-- Start SOURCE EXCERPT --

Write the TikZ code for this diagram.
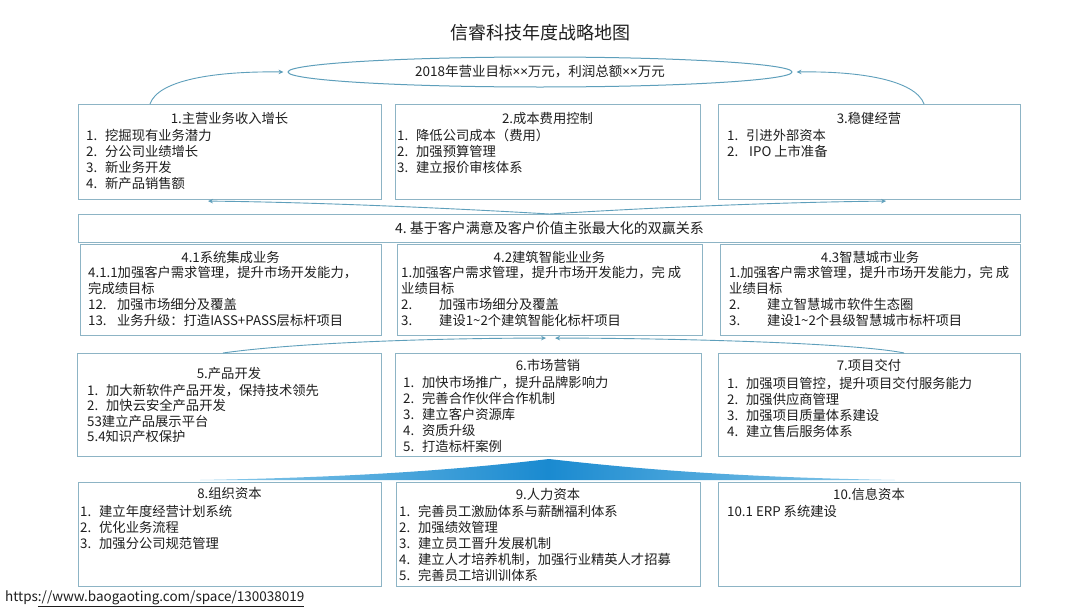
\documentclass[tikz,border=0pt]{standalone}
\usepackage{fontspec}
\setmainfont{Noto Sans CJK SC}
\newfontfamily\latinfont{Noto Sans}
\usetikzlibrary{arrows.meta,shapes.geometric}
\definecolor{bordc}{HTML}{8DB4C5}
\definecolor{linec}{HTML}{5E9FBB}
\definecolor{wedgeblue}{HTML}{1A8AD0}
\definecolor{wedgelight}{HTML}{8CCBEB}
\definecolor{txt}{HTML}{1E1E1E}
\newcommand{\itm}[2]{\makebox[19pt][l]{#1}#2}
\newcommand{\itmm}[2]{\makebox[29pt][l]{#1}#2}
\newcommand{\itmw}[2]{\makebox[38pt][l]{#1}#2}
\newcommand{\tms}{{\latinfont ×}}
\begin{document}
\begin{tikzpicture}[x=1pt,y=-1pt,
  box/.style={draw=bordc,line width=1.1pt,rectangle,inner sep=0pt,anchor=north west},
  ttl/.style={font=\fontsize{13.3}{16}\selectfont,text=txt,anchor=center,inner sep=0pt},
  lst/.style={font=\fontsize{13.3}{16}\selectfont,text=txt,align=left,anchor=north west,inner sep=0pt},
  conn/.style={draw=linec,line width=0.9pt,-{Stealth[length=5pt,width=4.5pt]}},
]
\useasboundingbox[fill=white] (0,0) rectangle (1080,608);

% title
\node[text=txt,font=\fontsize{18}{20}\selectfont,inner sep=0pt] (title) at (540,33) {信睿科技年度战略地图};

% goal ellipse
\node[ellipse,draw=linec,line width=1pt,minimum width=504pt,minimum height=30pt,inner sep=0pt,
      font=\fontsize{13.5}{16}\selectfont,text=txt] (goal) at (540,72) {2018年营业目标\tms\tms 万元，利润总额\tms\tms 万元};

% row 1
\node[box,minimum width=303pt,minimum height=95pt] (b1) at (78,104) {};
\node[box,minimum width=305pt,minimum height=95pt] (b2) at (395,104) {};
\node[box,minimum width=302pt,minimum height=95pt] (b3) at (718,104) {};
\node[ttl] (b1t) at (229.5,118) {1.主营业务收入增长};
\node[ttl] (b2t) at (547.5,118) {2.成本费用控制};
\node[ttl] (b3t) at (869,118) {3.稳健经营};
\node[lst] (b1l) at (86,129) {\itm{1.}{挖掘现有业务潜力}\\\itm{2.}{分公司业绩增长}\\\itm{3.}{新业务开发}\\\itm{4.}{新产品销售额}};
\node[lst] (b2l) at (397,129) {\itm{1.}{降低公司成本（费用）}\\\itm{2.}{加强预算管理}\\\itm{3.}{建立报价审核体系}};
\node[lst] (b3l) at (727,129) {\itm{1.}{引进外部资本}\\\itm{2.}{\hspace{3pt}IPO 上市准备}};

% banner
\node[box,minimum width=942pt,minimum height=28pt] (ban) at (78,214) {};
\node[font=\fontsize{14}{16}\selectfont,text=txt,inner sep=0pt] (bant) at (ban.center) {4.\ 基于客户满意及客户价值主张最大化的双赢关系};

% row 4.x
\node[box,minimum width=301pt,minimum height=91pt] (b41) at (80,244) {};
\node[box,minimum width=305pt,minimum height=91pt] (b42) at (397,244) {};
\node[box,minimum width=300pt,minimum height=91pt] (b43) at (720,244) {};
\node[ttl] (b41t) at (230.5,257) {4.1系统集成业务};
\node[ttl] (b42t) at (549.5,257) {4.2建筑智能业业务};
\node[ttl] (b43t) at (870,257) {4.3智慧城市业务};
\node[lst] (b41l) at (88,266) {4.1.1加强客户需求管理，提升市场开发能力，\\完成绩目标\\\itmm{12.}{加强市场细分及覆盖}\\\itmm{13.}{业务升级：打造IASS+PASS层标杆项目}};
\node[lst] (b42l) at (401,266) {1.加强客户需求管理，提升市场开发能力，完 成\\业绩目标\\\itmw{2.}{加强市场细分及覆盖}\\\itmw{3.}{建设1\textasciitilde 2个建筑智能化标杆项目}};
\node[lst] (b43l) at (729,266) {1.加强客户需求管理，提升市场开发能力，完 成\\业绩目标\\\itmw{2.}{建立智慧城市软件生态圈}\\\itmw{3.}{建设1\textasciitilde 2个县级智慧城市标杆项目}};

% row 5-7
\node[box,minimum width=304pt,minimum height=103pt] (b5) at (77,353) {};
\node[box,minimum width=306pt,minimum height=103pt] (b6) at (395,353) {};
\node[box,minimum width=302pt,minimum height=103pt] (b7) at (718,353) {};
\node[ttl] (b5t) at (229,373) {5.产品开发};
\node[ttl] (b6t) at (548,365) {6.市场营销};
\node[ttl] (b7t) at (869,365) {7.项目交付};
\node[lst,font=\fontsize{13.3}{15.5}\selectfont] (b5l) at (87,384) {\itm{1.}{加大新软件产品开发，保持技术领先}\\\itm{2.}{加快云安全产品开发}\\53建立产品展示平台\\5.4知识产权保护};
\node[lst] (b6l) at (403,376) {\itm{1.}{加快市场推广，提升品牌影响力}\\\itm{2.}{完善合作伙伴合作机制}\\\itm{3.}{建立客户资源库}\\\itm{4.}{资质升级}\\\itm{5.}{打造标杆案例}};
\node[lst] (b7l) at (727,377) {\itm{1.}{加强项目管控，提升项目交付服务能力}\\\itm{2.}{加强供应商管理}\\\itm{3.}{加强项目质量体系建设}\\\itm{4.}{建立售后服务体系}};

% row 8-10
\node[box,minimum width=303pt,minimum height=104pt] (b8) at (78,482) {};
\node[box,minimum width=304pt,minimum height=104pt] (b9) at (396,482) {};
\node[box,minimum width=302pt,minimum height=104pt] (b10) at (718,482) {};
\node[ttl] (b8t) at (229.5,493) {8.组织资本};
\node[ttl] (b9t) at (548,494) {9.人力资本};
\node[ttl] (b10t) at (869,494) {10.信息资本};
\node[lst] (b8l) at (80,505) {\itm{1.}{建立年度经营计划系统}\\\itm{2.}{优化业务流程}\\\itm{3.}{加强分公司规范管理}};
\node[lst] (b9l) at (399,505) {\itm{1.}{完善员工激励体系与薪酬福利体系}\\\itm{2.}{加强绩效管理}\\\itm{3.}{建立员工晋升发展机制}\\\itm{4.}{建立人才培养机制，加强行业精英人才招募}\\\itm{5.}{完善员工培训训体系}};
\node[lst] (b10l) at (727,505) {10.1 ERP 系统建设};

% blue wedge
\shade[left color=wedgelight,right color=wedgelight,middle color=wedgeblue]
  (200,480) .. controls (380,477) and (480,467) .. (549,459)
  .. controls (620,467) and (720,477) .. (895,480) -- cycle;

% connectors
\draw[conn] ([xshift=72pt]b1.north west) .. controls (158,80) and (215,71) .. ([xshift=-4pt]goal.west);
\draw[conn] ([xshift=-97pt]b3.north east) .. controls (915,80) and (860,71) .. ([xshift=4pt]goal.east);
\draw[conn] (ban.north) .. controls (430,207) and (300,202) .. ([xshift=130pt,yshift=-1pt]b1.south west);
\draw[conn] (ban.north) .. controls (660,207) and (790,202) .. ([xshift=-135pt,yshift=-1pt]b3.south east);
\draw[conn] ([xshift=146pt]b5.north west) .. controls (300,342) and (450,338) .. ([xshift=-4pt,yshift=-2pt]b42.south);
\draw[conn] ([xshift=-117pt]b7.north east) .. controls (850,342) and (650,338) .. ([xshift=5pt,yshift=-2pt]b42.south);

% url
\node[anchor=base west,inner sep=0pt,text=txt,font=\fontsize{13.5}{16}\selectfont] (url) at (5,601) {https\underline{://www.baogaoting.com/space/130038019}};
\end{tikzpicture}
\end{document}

-- End SOURCE EXCERPT --

**PROBLEM DESCRIPTION:** Extract the lines exactly, please: the first line of the listing, the line with "(0,0) rectangle (1080,608);", and every line between them, but no pictures.

**EXERCISE ANSWER:**
Write the TikZ code for this diagram.
\documentclass[tikz,border=0pt]{standalone}
\usepackage{fontspec}
\setmainfont{Noto Sans CJK SC}
\newfontfamily\latinfont{Noto Sans}
\usetikzlibrary{arrows.meta,shapes.geometric}
\definecolor{bordc}{HTML}{8DB4C5}
\definecolor{linec}{HTML}{5E9FBB}
\definecolor{wedgeblue}{HTML}{1A8AD0}
\definecolor{wedgelight}{HTML}{8CCBEB}
\definecolor{txt}{HTML}{1E1E1E}
\newcommand{\itm}[2]{\makebox[19pt][l]{#1}#2}
\newcommand{\itmm}[2]{\makebox[29pt][l]{#1}#2}
\newcommand{\itmw}[2]{\makebox[38pt][l]{#1}#2}
\newcommand{\tms}{{\latinfont ×}}
\begin{document}
\begin{tikzpicture}[x=1pt,y=-1pt,
  box/.style={draw=bordc,line width=1.1pt,rectangle,inner sep=0pt,anchor=north west},
  ttl/.style={font=\fontsize{13.3}{16}\selectfont,text=txt,anchor=center,inner sep=0pt},
  lst/.style={font=\fontsize{13.3}{16}\selectfont,text=txt,align=left,anchor=north west,inner sep=0pt},
  conn/.style={draw=linec,line width=0.9pt,-{Stealth[length=5pt,width=4.5pt]}},
]
\useasboundingbox[fill=white] (0,0) rectangle (1080,608);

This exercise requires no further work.